▸ Task prompt
Include the line with "ax.axis('off')" and every line before it in the entries below, echoed exactly, but not the pictures.

====

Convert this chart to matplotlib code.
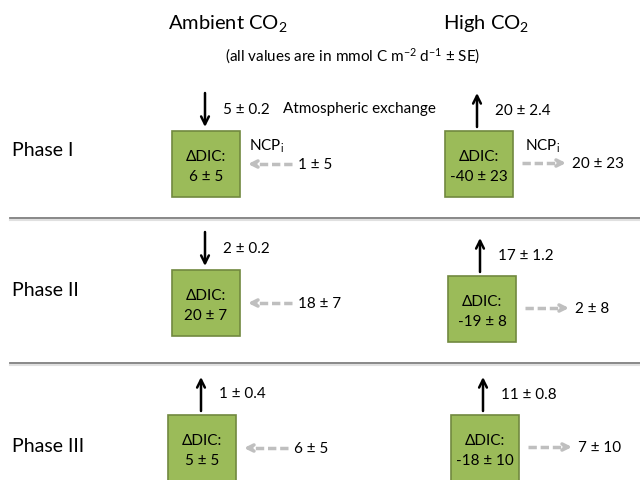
import matplotlib
matplotlib.use('Agg')
import matplotlib.pyplot as plt
from matplotlib.patches import Rectangle

plt.rcParams['font.family'] = ['Lato', 'DejaVu Sans']
plt.rcParams['mathtext.fontset'] = 'custom'
plt.rcParams['mathtext.rm'] = 'Lato'
plt.rcParams['mathtext.it'] = 'Lato'

phases = ['Phase I', 'Phase II', 'Phase III']
amb_dic = ['6 ± 5', '20 ± 7', '5 ± 5']
high_dic = ['-40 ± 23', '-19 ± 8', '-18 ± 10']
amb_atm = ['5 ± 0.2', '2 ± 0.2', '1 ± 0.4']
amb_atm_in = [True, True, False]
high_atm = ['20 ± 2.4', '17 ± 1.2', '11 ± 0.8']
amb_ncp = ['1 ± 5', '18 ± 7', '6 ± 5']
high_ncp = ['20 ± 23', '2 ± 8', '7 ± 10']

# layout (pixel coords, y down)
phase_y = [151, 291, 447]
amb_box = [(172, 132), (172, 271), (168, 416)]
high_box = [(445, 132), (448, 277), (451, 416)]
bw, bh = 68, 66
green = '#9bbb59'
green_edge = '#71893f'
gray = '#bfbfbf'

fig = plt.figure(figsize=(6.4, 4.81), dpi=100)
ax = fig.add_axes([0, 0, 1, 1])
ax.set_xlim(0, 640)
ax.set_ylim(481, 0)
ax.axis('off')

ax.text(168, 24, 'Ambient CO$_2$', fontsize=14.5, va='center', ha='left')
ax.text(443, 24, 'High CO$_2$', fontsize=14.5, va='center', ha='left')
ax.text(353, 56, '(all values are in mmol C m$^{-2}$ d$^{-1}$ ± SE)',
        fontsize=11, va='center', ha='center')

for yl in [219, 364]:
    ax.plot([10, 640], [yl + 1.5, yl + 1.5], color='#e0e0e0', lw=1.5)
    ax.plot([10, 640], [yl, yl], color='#7f7f7f', lw=1.3)

def box(x, y, val):
    ax.add_patch(Rectangle((x, y), bw, bh, facecolor=green, edgecolor=green_edge, lw=1.2))
    ax.text(x + bw / 2, y + 25, 'ΔDIC:', fontsize=11, ha='center', va='center')
    ax.text(x + bw / 2, y + 45, val, fontsize=11, ha='center', va='center')

def vert_arrow(x, ytop, ybot, down):
    if down:
        xy, xyt = (x, ybot), (x, ytop)
    else:
        xy, xyt = (x, ytop), (x, ybot)
    ax.annotate('', xy=xy, xytext=xyt,
                arrowprops=dict(arrowstyle='->', color='black', lw=1.8,
                                mutation_scale=14, shrinkA=0, shrinkB=0))

def dash_arrow(x0, x1, y):
    # x0 start, x1 head
    d = 1 if x1 > x0 else -1
    ax.plot([x0, x1 - d * 6], [y, y], color=gray, lw=2.5, ls=(0, (2.4, 1.1)))
    ax.annotate('', xy=(x1, y), xytext=(x1 - d * 8, y),
                arrowprops=dict(arrowstyle='->', color=gray, lw=2.5,
                                mutation_scale=11, shrinkA=0, shrinkB=0))

for i in range(3):
    ax.text(12, phase_y[i], phases[i], fontsize=14, va='center', ha='left')

    # ambient
    bx, by = amb_box[i]
    box(bx, by, amb_dic[i])
    vert_arrow(bx + 33, by - 38, by - 4, amb_atm_in[i])
    ax.text(bx + 51, by - 22, amb_atm[i], fontsize=11, va='center', ha='left')
    ny = by + 33
    dash_arrow(bx + 120, bx + 76, ny)
    ax.text(bx + 126, ny, amb_ncp[i], fontsize=11, va='center', ha='left')

    # high
    bx, by = high_box[i]
    box(bx, by, high_dic[i])
    vert_arrow(bx + 32, by - 38, by - 4, False)
    ax.text(bx + 50, by - 21, high_atm[i], fontsize=11, va='center', ha='left')
    ny = by + 32
    dash_arrow(bx + 77, bx + 121, ny)
    ax.text(bx + 127, ny, high_ncp[i], fontsize=11, va='center', ha='left')

ax.text(283, 109, 'Atmospheric exchange', fontsize=11, va='center', ha='left')
ax.text(249, 146, 'NCP$_\\mathrm{i}$', fontsize=11, va='center', ha='left')
ax.text(525, 146, 'NCP$_\\mathrm{i}$', fontsize=11, va='center', ha='left')

fig.savefig('out.png', dpi=100)
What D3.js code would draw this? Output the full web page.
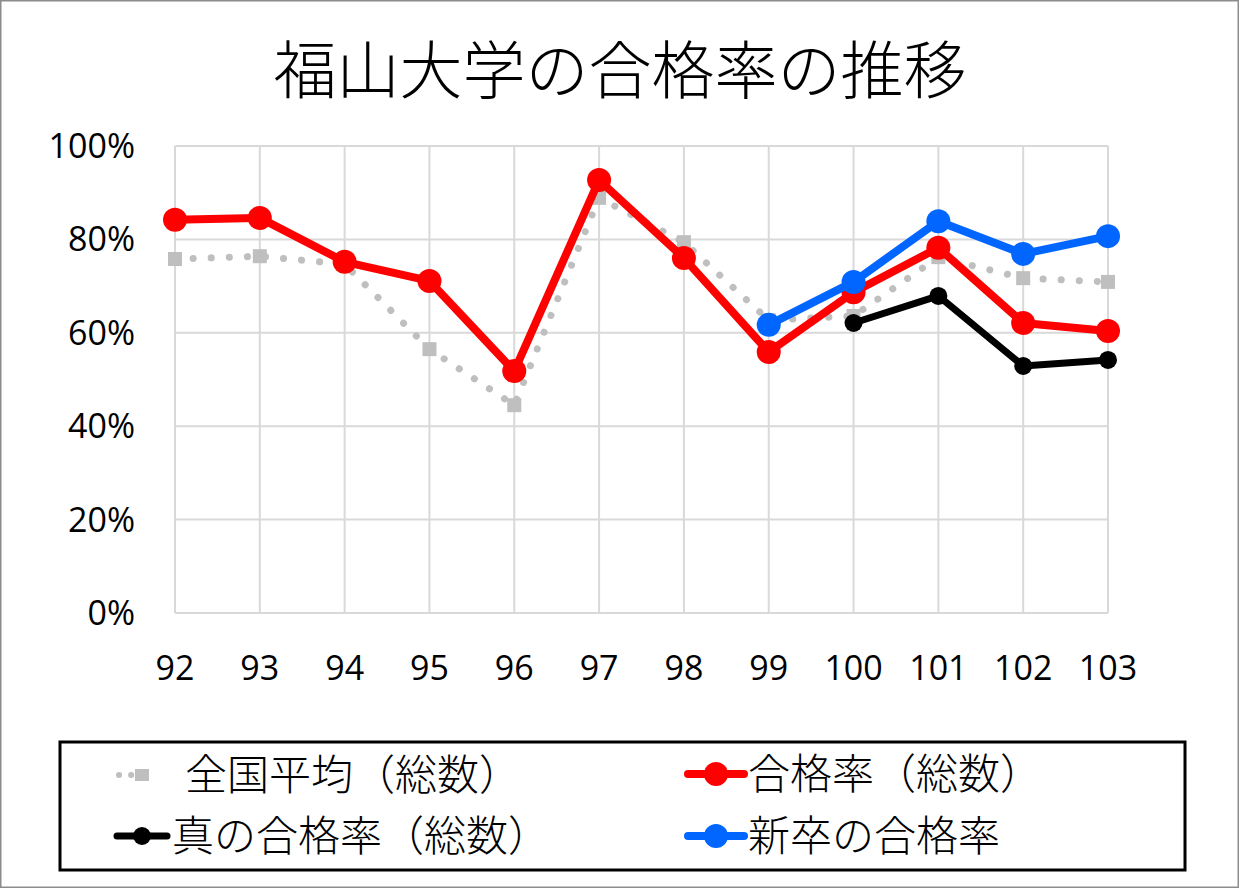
<!DOCTYPE html>
<html>
<head>
<meta charset="utf-8">
<script src="https://cdn.jsdelivr.net/npm/d3@7"></script>
<style>
  body { margin: 0; background: #fff; }
  svg { display: block; }
</style>
</head>
<body>
<div id="chart"></div>
<script>
const width = 1239;
const height = 888;

const years = ["92", "93", "94", "95", "96", "97", "98", "99", "100", "101", "102", "103"];
const zenkoku = [75.8, 76.4, 74.7, 56.5, 44.5, 88.9, 79.4, 62.7, 63.6, 76.2, 71.7, 70.9];
const goukaku = [84.2, 84.6, 75.2, 71.1, 51.8, 92.7, 76.0, 55.9, 68.7, 78.2, 62.1, 60.4];
const shin = [null, null, null, null, null, null, null, null, 62.1, 67.9, 52.9, 54.2];
const shinsotsu = [null, null, null, null, null, null, null, 61.7, 70.9, 83.9, 76.9, 80.7];
const yTicks = [0, 20, 40, 60, 80, 100];

const cjk = "'Noto Sans CJK JP', sans-serif";
const numFont = "'Open Sans', 'Noto Sans', sans-serif";

const svg = d3.select("#chart").append("svg")
    .attr("width", width)
    .attr("height", height);

// outer frame
svg.append("rect")
    .attr("x", 0.5).attr("y", 0.5)
    .attr("width", width - 1).attr("height", height - 1)
    .attr("fill", "#fff")
    .attr("stroke", "#8c8c8c")
    .attr("stroke-width", 2);

svg.append("text")
    .attr("x", 620).attr("y", 93)
    .attr("text-anchor", "middle")
    .attr("font-family", cjk)
    .attr("font-weight", 300)
    .attr("font-size", 63)
    .attr("fill", "#000")
    .text("福山大学の合格率の推移");

const x = d3.scalePoint().domain(years).range([175, 1108]);
const y = d3.scaleLinear().domain([0, 100]).range([613, 146]);

// grid
const grid = svg.append("g");
grid.selectAll("line.h")
    .data(yTicks).enter()
    .append("line")
    .attr("x1", 175).attr("x2", 1108)
    .attr("y1", d => y(d)).attr("y2", d => y(d))
    .attr("stroke", "#d9d9d9").attr("stroke-width", 2);
grid.selectAll("line.v")
    .data(years).enter()
    .append("line")
    .attr("x1", d => x(d)).attr("x2", d => x(d))
    .attr("y1", y(100)).attr("y2", y(0))
    .attr("stroke", "#d9d9d9").attr("stroke-width", 2);

// axes labels
svg.append("g").selectAll("text")
    .data(yTicks).enter()
    .append("text")
    .attr("x", 135)
    .attr("y", d => y(d) + 12)
    .attr("text-anchor", "end")
    .attr("font-family", numFont)
    .attr("font-size", 34)
    .text(d => d + "%");

svg.append("g").selectAll("text")
    .data(years).enter()
    .append("text")
    .attr("x", d => x(d))
    .attr("y", 680)
    .attr("text-anchor", "middle")
    .attr("font-family", numFont)
    .attr("font-size", 34)
    .text(d => d);

const line = d3.line()
    .defined(d => d[1] != null)
    .x(d => x(d[0]))
    .y(d => y(d[1]));

function pts(vals) {
    return years.map((yr, i) => [yr, vals[i]]);
}

// 全国平均 dotted gray
svg.append("path")
    .datum(pts(zenkoku))
    .attr("d", line)
    .attr("fill", "none")
    .attr("stroke", "#bfbfbf")
    .attr("stroke-width", 7)
    .attr("stroke-linecap", "round")
    .attr("stroke-dasharray", "0.1 18");
svg.append("g").selectAll("rect")
    .data(pts(zenkoku)).enter()
    .append("rect")
    .attr("x", d => x(d[0]) - 7)
    .attr("y", d => y(d[1]) - 7)
    .attr("width", 14).attr("height", 14)
    .attr("fill", "#bfbfbf");

function solidSeries(vals, color, sw, r) {
    const data = pts(vals);
    svg.append("path")
        .datum(data)
        .attr("d", line)
        .attr("fill", "none")
        .attr("stroke", color)
        .attr("stroke-width", sw)
        .attr("stroke-linejoin", "round");
    svg.append("g").selectAll("circle")
        .data(data.filter(d => d[1] != null)).enter()
        .append("circle")
        .attr("cx", d => x(d[0]))
        .attr("cy", d => y(d[1]))
        .attr("r", r)
        .attr("fill", color);
}

solidSeries(goukaku, "#ff0000", 8, 12);
solidSeries(shin, "#000000", 7, 9);
solidSeries(shinsotsu, "#0066ff", 8, 12);

// legend
svg.append("rect")
    .attr("x", 60).attr("y", 742)
    .attr("width", 1125).attr("height", 128)
    .attr("fill", "none")
    .attr("stroke", "#000")
    .attr("stroke-width", 3);

const legendItems = [
    {name: "全国平均（総数）", color: "#bfbfbf", kind: "dot", lx: 115, ly: 775, tx: 185},
    {name: "合格率（総数）", color: "#ff0000", kind: "big", lx: 688, ly: 774, tx: 748},
    {name: "真の合格率（総数）", color: "#000000", kind: "small", lx: 117, ly: 836, tx: 172},
    {name: "新卒の合格率", color: "#0066ff", kind: "big", lx: 688, ly: 836, tx: 748}
];

const lg = svg.append("g");
legendItems.forEach(it => {
    const g = lg.append("g");
    if (it.kind === "dot") {
        g.append("line")
            .attr("x1", it.lx + 4).attr("x2", it.lx + 40)
            .attr("y1", it.ly).attr("y2", it.ly)
            .attr("stroke", it.color).attr("stroke-width", 6)
            .attr("stroke-linecap", "round")
            .attr("stroke-dasharray", "0.1 12");
        g.append("rect")
            .attr("x", it.lx + 20).attr("y", it.ly - 6)
            .attr("width", 14).attr("height", 12)
            .attr("fill", it.color);
    } else {
        const w = it.kind === "big" ? 56 : 50;
        g.append("line")
            .attr("x1", it.lx).attr("x2", it.lx + w)
            .attr("y1", it.ly).attr("y2", it.ly)
            .attr("stroke", it.color).attr("stroke-width", it.kind === "big" ? 8 : 7)
            .attr("stroke-linecap", "round");
        g.append("circle")
            .attr("cx", it.lx + w / 2).attr("cy", it.ly)
            .attr("r", it.kind === "big" ? 12 : 9)
            .attr("fill", it.color);
    }
    g.append("text")
        .attr("x", it.tx).attr("y", it.ly + 15)
        .attr("font-family", cjk)
        .attr("font-weight", 300)
        .attr("font-size", 42)
        .text(it.name);
});
</script>
</body>
</html>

====

▸ Complete answer
Convert this chart to matplotlib code.
import matplotlib
matplotlib.use('Agg')
import matplotlib.pyplot as plt
from matplotlib.patches import Rectangle

plt.rcParams['font.family'] = ['Lato', 'DejaVu Sans']
plt.rcParams['mathtext.fontset'] = 'custom'
plt.rcParams['mathtext.rm'] = 'Lato'
plt.rcParams['mathtext.it'] = 'Lato'

phases = ['Phase I', 'Phase II', 'Phase III']
amb_dic = ['6 ± 5', '20 ± 7', '5 ± 5']
high_dic = ['-40 ± 23', '-19 ± 8', '-18 ± 10']
amb_atm = ['5 ± 0.2', '2 ± 0.2', '1 ± 0.4']
amb_atm_in = [True, True, False]
high_atm = ['20 ± 2.4', '17 ± 1.2', '11 ± 0.8']
amb_ncp = ['1 ± 5', '18 ± 7', '6 ± 5']
high_ncp = ['20 ± 23', '2 ± 8', '7 ± 10']

# layout (pixel coords, y down)
phase_y = [151, 291, 447]
amb_box = [(172, 132), (172, 271), (168, 416)]
high_box = [(445, 132), (448, 277), (451, 416)]
bw, bh = 68, 66
green = '#9bbb59'
green_edge = '#71893f'
gray = '#bfbfbf'

fig = plt.figure(figsize=(6.4, 4.81), dpi=100)
ax = fig.add_axes([0, 0, 1, 1])
ax.set_xlim(0, 640)
ax.set_ylim(481, 0)
ax.axis('off')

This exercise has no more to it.